The Post's daily circulation dropped 17.4 percent, while Sunday circulation was down 12.3 percent from the combined circulation of both papers in the March 2008 report.

But the previous year's report included free copies provided by third parties, duplicate daily circulation from readers who took both papers, and an early Sunday Post "bulldog" edition, all of which were eliminated. Those eliminated items accounted for 49,606 of the 78,530 reduction in daily circulation and more than 50,000 of the 73,791 loss in Sunday circulation, [Denver Newspaper Agency spokesman Jim] Nolan said.
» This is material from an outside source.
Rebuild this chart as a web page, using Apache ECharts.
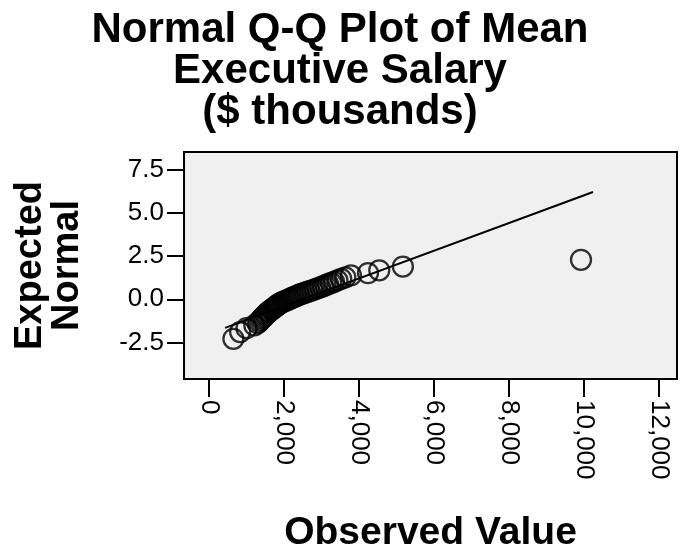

If the line about "free copies provided by third parties" sounds familiar, it should. Here's an excerpt from an April 29, 2008 Svaldi article sporting the mondo-ironic headline "Circulation Stabilizes for Post, News:"

Weekday circulation counts at both papers were about 11.4 percent lower. The Post had a daily circulation of 254,059 in March 2007, and the News had a daily circulation of 253,834.

"The biggest reason for the decline is the elimination of third-party copies," DNA spokesman Jim Nolan said.

Third-party copies are mostly hotel distribution and advertiser-paid copies distributed free to selected nonsubscribers.

And here's a passage from an October 28, 2008 Svaldi offering more straightforwardly labeled "Post, News Report Drops in Circulation:"

The elimination of advertiser-sponsored copies accounted for more than 43,000 of the decline of nearly 55,000 on Sunday, said Bill Reynolds, senior vice president of circulation at the Denver Newspaper Agency, which oversees circulation and advertising operations at both newspapers. The removal of third-party copies was less of a factor on other days, he added.

Granted, some of Nolan's latest explanations are legitimate. Around 14,000 people -- me included -- subscribed to both the Rocky and the Post, and bulldog sales accounted for a smaller amount on the weekend; it had absolutely no impact on the Monday-through-Friday figures. But the third-party-sales excuse is way past its sell-by date, and the rest of the math is so fuzzy that it could co-star in a remake of Star Trek's tribbles episode.

Even if we accept the proposition that only 5 percent of Rocky subscribers stopped taking the Post (something that requires a major dose of gullibility), the drop-off took place over the course of a single month; the figures represent sales from February 28 to March 31. Presumably only a few Rocky subscriptions lapsed over those four weeks -- suggesting that most of the decline was caused by people who actively canceled home delivery. But thousands more subscriptions will end in the next six months -- a period that will be tracked in the next Audit Bureau of Circulations report, due in October. Whether those people resubscribe in big numbers will be much more telling, especially in the context of an economic downturn and a historical move away from print, which will probably lower circulation independent of the success of failure of the campaign to woo ex-Rocky loyalists.

Don't expect any of that to make future Post accounts about circulation, though. Even if the digits plummet another forty- or fifty-thousand, the paper will find a way to make its performance look like a triumph.